- [Brief] Repeat only the lines running from the beginning of the material through the line that contains "dashdot = (0, (7, 3.5, 1.2, 3.5))".

--- Begin ---

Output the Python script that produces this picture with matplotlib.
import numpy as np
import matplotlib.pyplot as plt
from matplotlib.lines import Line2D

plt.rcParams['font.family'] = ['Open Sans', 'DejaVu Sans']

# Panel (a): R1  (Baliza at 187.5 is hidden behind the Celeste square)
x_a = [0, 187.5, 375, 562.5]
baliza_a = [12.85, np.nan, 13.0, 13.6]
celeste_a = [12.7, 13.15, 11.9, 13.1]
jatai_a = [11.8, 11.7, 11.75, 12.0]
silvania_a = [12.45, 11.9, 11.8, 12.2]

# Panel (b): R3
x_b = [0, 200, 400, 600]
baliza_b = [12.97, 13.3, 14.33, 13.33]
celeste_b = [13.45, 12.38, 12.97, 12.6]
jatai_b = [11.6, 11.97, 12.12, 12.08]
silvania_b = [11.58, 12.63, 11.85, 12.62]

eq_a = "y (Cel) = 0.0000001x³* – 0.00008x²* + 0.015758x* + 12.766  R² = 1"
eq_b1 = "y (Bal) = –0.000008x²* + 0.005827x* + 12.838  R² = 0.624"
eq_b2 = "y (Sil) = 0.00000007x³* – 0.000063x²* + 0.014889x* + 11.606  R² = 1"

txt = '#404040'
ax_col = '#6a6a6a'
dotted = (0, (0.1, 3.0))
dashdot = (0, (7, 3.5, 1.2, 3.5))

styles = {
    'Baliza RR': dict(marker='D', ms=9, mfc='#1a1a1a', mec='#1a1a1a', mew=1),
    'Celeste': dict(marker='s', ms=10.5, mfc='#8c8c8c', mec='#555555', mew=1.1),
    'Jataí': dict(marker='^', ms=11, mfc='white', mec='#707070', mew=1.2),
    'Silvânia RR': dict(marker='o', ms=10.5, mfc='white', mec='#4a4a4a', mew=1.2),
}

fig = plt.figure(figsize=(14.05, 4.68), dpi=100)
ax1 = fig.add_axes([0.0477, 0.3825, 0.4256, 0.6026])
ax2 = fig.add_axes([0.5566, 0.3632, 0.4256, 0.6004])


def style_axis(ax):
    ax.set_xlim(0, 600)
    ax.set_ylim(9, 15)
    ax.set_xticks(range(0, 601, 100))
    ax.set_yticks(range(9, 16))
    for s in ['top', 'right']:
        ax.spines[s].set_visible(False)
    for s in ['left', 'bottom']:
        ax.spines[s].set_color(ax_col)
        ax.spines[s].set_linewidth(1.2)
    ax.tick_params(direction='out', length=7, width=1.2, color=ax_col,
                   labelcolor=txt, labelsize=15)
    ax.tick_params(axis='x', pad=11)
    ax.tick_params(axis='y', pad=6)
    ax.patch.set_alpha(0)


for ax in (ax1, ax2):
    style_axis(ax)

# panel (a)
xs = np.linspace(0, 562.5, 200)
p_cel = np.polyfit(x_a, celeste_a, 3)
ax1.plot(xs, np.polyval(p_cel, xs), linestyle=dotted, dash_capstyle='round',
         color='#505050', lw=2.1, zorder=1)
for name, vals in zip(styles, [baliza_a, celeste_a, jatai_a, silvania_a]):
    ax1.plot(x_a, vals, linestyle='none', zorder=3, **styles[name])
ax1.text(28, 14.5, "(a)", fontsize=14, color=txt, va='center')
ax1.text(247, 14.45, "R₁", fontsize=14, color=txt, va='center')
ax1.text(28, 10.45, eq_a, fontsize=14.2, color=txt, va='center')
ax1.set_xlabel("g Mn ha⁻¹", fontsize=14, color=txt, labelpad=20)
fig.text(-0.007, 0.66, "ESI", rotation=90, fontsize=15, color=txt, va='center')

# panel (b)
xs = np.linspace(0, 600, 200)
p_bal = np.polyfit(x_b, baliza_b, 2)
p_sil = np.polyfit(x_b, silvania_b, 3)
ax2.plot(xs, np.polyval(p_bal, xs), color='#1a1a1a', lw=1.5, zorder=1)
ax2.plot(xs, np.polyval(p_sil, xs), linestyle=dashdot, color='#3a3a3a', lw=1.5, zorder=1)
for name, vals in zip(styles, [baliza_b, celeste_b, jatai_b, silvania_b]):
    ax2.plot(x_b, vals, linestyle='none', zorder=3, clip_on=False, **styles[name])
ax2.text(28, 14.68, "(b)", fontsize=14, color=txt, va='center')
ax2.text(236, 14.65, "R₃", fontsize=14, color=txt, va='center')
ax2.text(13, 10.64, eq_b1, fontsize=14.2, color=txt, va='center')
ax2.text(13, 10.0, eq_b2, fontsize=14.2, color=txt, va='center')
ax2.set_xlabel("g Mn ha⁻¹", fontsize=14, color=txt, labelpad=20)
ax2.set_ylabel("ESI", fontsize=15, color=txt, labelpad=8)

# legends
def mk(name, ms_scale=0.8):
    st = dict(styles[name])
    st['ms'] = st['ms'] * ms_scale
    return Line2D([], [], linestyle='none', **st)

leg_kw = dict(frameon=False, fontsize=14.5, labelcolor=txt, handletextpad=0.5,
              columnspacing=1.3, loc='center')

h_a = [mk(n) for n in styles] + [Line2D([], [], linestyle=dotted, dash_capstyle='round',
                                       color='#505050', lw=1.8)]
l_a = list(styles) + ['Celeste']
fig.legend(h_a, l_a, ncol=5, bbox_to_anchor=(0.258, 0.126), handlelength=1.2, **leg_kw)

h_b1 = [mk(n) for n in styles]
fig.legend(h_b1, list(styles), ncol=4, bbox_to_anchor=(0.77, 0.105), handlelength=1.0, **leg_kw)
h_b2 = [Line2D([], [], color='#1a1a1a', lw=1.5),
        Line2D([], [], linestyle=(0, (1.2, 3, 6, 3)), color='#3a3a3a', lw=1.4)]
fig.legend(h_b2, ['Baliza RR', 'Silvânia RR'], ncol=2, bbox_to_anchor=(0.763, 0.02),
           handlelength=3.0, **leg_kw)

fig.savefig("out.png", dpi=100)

--- End ---

- [Response to this exercise]
Output the Python script that produces this picture with matplotlib.
import numpy as np
import matplotlib.pyplot as plt
from matplotlib.lines import Line2D

plt.rcParams['font.family'] = ['Open Sans', 'DejaVu Sans']

# Panel (a): R1  (Baliza at 187.5 is hidden behind the Celeste square)
x_a = [0, 187.5, 375, 562.5]
baliza_a = [12.85, np.nan, 13.0, 13.6]
celeste_a = [12.7, 13.15, 11.9, 13.1]
jatai_a = [11.8, 11.7, 11.75, 12.0]
silvania_a = [12.45, 11.9, 11.8, 12.2]

# Panel (b): R3
x_b = [0, 200, 400, 600]
baliza_b = [12.97, 13.3, 14.33, 13.33]
celeste_b = [13.45, 12.38, 12.97, 12.6]
jatai_b = [11.6, 11.97, 12.12, 12.08]
silvania_b = [11.58, 12.63, 11.85, 12.62]

eq_a = "y (Cel) = 0.0000001x³* – 0.00008x²* + 0.015758x* + 12.766  R² = 1"
eq_b1 = "y (Bal) = –0.000008x²* + 0.005827x* + 12.838  R² = 0.624"
eq_b2 = "y (Sil) = 0.00000007x³* – 0.000063x²* + 0.014889x* + 11.606  R² = 1"

txt = '#404040'
ax_col = '#6a6a6a'
dotted = (0, (0.1, 3.0))
dashdot = (0, (7, 3.5, 1.2, 3.5))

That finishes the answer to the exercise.